Thanks to the efforts of Elizabeth Walker, a longtime member of VHS, its archivist, and a past president, minutes of the earliest meetings of the Society—with some omissions—are preserved at the City of Vancouver Archives.

From those minutes we can construct a rough picture of the Society’s earliest days.

The Vancouver Historical Society began October 2, 1936 as the Vancouver Section of the British Columbia Historical Association. That explains why virtually all of its earliest public meetings dealt with subjects that had little or nothing to do with Vancouver history! The history of the Cariboo, mining in northern British Columbia, exploring the Kootenays . . . rarely did they venture into the lower mainland.

That 1936 organizational meeting was held in King Edward High School. The first president was Dr. W.N. Sage. It cost $2 to join in that seventh year of the Great Depression. A quarterly publication was already being issued by the BCHA. Its total circulation was 485, with 185 of those going to the members of the Vancouver Section.

A continuing problem in the earliest years of the Society was finding a place for its public meetings. The first were held in Harmony Hall at 1655 West Broadway. From there they moved to the Hastings Mill Store (in Pioneer Park at the north foot of Alma Street since 1930), then to Room 201 of the Hotel Vancouver.

On November 27, 1940 the Society found what would prove to be a regular home in the small dining room of the Grosvenor Hotel, which old-timers will recall was at 840 Howe Street, on the east side of Howe a little south of Georgia. The manager, Edgar Baynes, provided that space to the VHS free of charge. They were there for at least 20 years.

A digression: Edgar Baynes was a partner with Alfred Horie in the construction company that built the Grosvenor in 1913. A severe economic depression (although not quite as severe as the 1929 version) hit B.C. just as the hotel was completed, and the client couldn’t afford to keep it up. So the Baynes family took over the hotel, and operated it successfully for many decades.

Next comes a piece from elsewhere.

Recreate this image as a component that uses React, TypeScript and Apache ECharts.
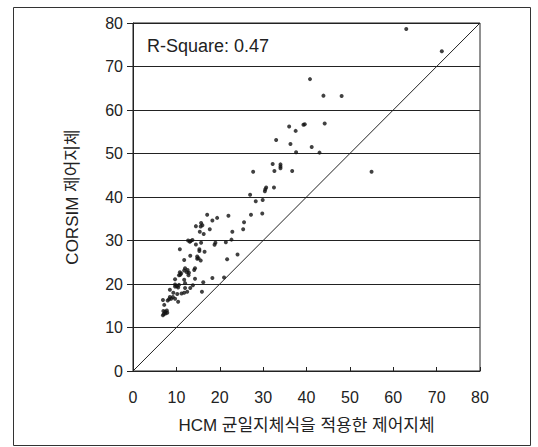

Prominent names pop up all through those early years: Dr. Sage, of course, Judge F.W. Howay, Major J.S. Matthews, Dr. Margaret Ormsby, newspaperman Roy Brown, Capt. Charles Cates, Norman Hacking . . .

Exactly when the Vancouver Section of the BCHA became the Vancouver Historical Society is still a little vague: the transition happened during years in which the minutes are missing. Further research will pinpoint the date.

And a final note: the Society’s website, crafted by board member Bruce Watson and maintained by Quasar Design and Data Management is a rich treasure trove of local history.

p.s. Okay, one more final note: Colin will conclude his films presentation on the 22nd with a showing of the six-minute Harbeck film, the 1907 movie made on Vancouver’s busy streets a century ago.